Com o golpe militar de 1964, Gregório, então com 64 anos, voltou a ser alvo do regime. Preso em sua casa, foi arrastado e torturado publicamente nas ruas do Recife, sob as ordens do coronel Vilas Boas. A cena, que chocou o país, se transformou num dos episódios mais simbólicos da brutalidade da ditadura. Mesmo espancado, Gregório manteve a cabeça erguida e o olhar firme de quem sabia que estava do lado certo da história.
Exilado anos depois, viveu em Moscou e em Cuba, sempre defendendo os ideais socialistas e a liberdade dos povos latino-americanos. Com a Lei da Anistia, em 1979, retornou ao Brasil, onde foi recebido como herói pelos movimentos populares.

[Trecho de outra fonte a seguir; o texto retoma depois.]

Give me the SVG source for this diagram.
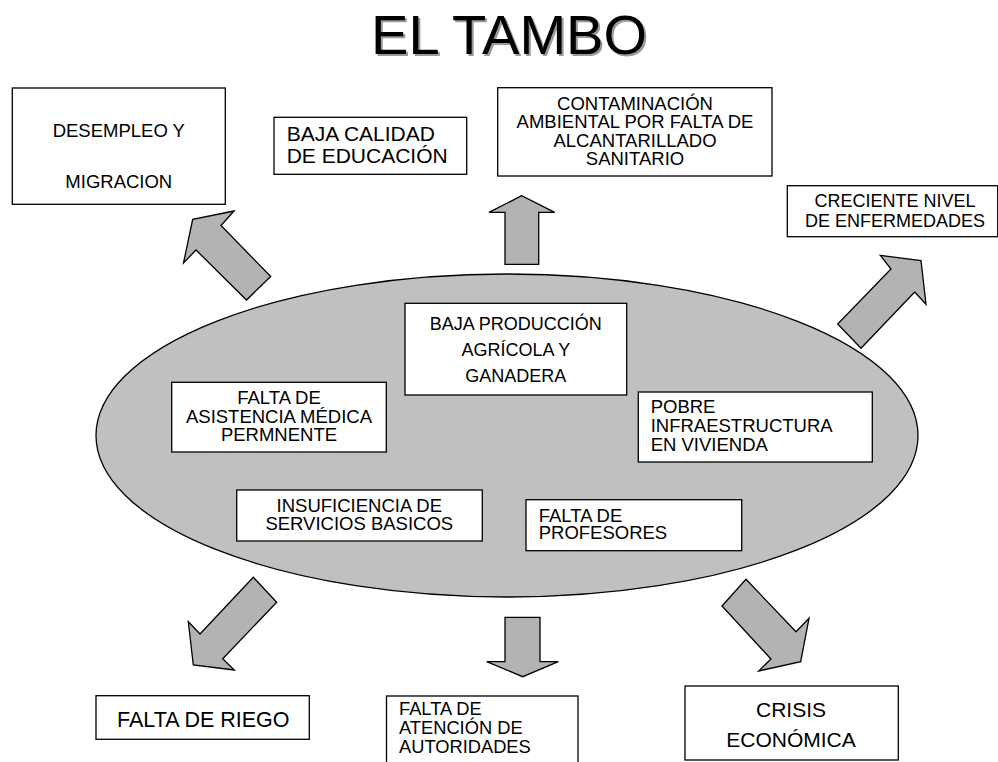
<svg xmlns="http://www.w3.org/2000/svg" width="998" height="762" viewBox="0 0 998 762">
<style>
.box{fill:#ffffff;stroke:#000000;stroke-width:1.3}
.arr{fill:#b3b3b3;stroke:#000000;stroke-width:1.3;stroke-linejoin:miter}
.t{font-family:"Liberation Sans",Arial,sans-serif;fill:#000000}
.c{text-anchor:middle}
</style>
<rect width="998" height="762" fill="#ffffff"/>
<g id="title">
<text class="t c" x="511" y="55.5" font-size="56" style="fill:#9a9a9a">EL TAMBO</text>
<text class="t c" x="509" y="53.5" font-size="56">EL TAMBO</text>
</g>
<g id="center">
<ellipse cx="507" cy="435.5" rx="411" ry="161.5" fill="#c0c0c0" stroke="#000000" stroke-width="1.3"/>
</g>
<g id="connectors">
<polygon class="arr" points="234,211 192.7,219.3 183.5,263 196,250 246.5,300 270.7,276.5 221,225.5"/>
<polygon class="arr" points="521.7,195.7 489,212.3 505,212.3 505,264.3 538.7,264.3 538.7,212.3 554.7,212.3"/>
<polygon class="arr" points="880.3,255.3 921,260.7 926,304.3 914.7,292 861,348.3 837.7,324 891,269"/>
<polygon class="arr" points="253.3,577.3 276.7,602.3 222.7,658.7 234.3,670 193.3,665 188.3,621.7 200,634"/>
<polygon class="arr" points="505,617.3 540,617.3 540,661.7 558.3,661.7 522.7,676.7 486.7,661.7 505,661.7"/>
<polygon class="arr" points="722,606 746,579.3 796,631.7 809,618.3 800.7,661.7 758.7,671 771,659"/>
</g>
<g id="n-desempleo">
<rect class="box" x="12.3" y="88" width="213" height="116.3"/>
<text class="t c" x="118.8" font-size="18.5"><tspan x="118.8" y="136.7">DESEMPLEO Y</tspan><tspan x="118.8" y="188">MIGRACION</tspan></text>
</g>
<g id="n-baja-calidad">
<rect class="box" x="274" y="117.3" width="192.7" height="57"/>
<text class="t" font-size="21"><tspan x="286.7" y="141">BAJA CALIDAD</tspan><tspan x="286.7" y="162.7">DE EDUCACIÓN</tspan></text>
</g>
<g id="n-contaminacion">
<rect class="box" x="497.7" y="87.7" width="274.3" height="88.3"/>
<text class="t c" font-size="18.5"><tspan x="635" y="110">CONTAMINACIÓN</tspan><tspan x="635" y="128.3">AMBIENTAL POR FALTA DE</tspan><tspan x="635" y="146.7">ALCANTARILLADO</tspan><tspan x="635" y="165">SANITARIO</tspan></text>
</g>
<g id="n-creciente">
<rect class="box" x="787.3" y="185.7" width="210.4" height="51"/>
<text class="t c" font-size="18"><tspan x="895" y="207.3">CRECIENTE NIVEL</tspan><tspan x="895" y="226.7">DE ENFERMEDADES</tspan></text>
</g>
<g id="n-baja-produccion">
<rect class="box" x="405" y="303.3" width="221.7" height="91.7"/>
<text class="t c" font-size="18"><tspan x="515.8" y="330">BAJA PRODUCCIÓN</tspan><tspan x="515.8" y="356">AGRÍCOLA Y</tspan><tspan x="515.8" y="381.7">GANADERA</tspan></text>
</g>
<g id="n-asistencia">
<rect class="box" x="171.7" y="382.3" width="214.6" height="69.7"/>
<text class="t c" font-size="18.5"><tspan x="279" y="404">FALTA DE</tspan><tspan x="279" y="422.7">ASISTENCIA MÉDICA</tspan><tspan x="279" y="440.7">PERMNENTE</tspan></text>
</g>
<g id="n-pobre">
<rect class="box" x="638.3" y="392" width="234" height="70"/>
<text class="t" font-size="18.5"><tspan x="650.7" y="413.3">POBRE</tspan><tspan x="650.7" y="431.7">INFRAESTRUCTURA</tspan><tspan x="650.7" y="450.7">EN VIVIENDA</tspan></text>
</g>
<g id="n-insuficiencia">
<rect class="box" x="236.7" y="490" width="245.6" height="51"/>
<text class="t c" font-size="18.5"><tspan x="359.3" y="511.7">INSUFICIENCIA DE</tspan><tspan x="359.3" y="530">SERVICIOS BASICOS</tspan></text>
</g>
<g id="n-profesores">
<rect class="box" x="526" y="499.7" width="215.7" height="51"/>
<text class="t" font-size="18.5"><tspan x="538.7" y="521.7">FALTA DE</tspan><tspan x="538.7" y="539.3">PROFESORES</tspan></text>
</g>
<g id="n-riego">
<rect class="box" x="96" y="695.7" width="213.3" height="43.6"/>
<text class="t c" x="203.3" y="726.7" font-size="21.5">FALTA DE RIEGO</text>
</g>
<g id="n-atencion">
<rect class="box" x="386.5" y="696" width="191.5" height="80"/>
<text class="t" font-size="18.3"><tspan x="399" y="715">FALTA DE</tspan><tspan x="399" y="734">ATENCIÓN DE</tspan><tspan x="399" y="753">AUTORIDADES</tspan></text>
</g>
<g id="n-crisis">
<rect class="box" x="685" y="686" width="213.3" height="74"/>
<text class="t c" font-size="21"><tspan x="791" y="716.7">CRISIS</tspan><tspan x="791" y="746.7">ECONÓMICA</tspan></text>
</g>
</svg>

Gregório Bezerra faleceu em 21 de outubro de 1983, em São Paulo, aos 83 anos. Seu corpo descansa, mas sua voz segue viva nas marchas dos trabalhadores rurais, nas palavras dos que não aceitam a injustiça e nos livros que preservam sua história.
“Quero ser lembrado como um amigo das crianças, dos pobres e dos que sofrem e odiado pelos que exploram o povo”, disse certa vez. E é exatamente assim que Gregório permanece: lembrado com amor pelos que resistem, e com temor pelos que temem a justiça.
Mais do que um militante comunista, Gregório Bezerra é um símbolo nacional de resistência. Sua trajetória une o sertão e o asfalto, a dor e a esperança. Quarenta e três anos após sua morte, o país ainda se curva diante de sua coragem o homem feito de ferro e de flor, que nunca se dobrou diante da tirania.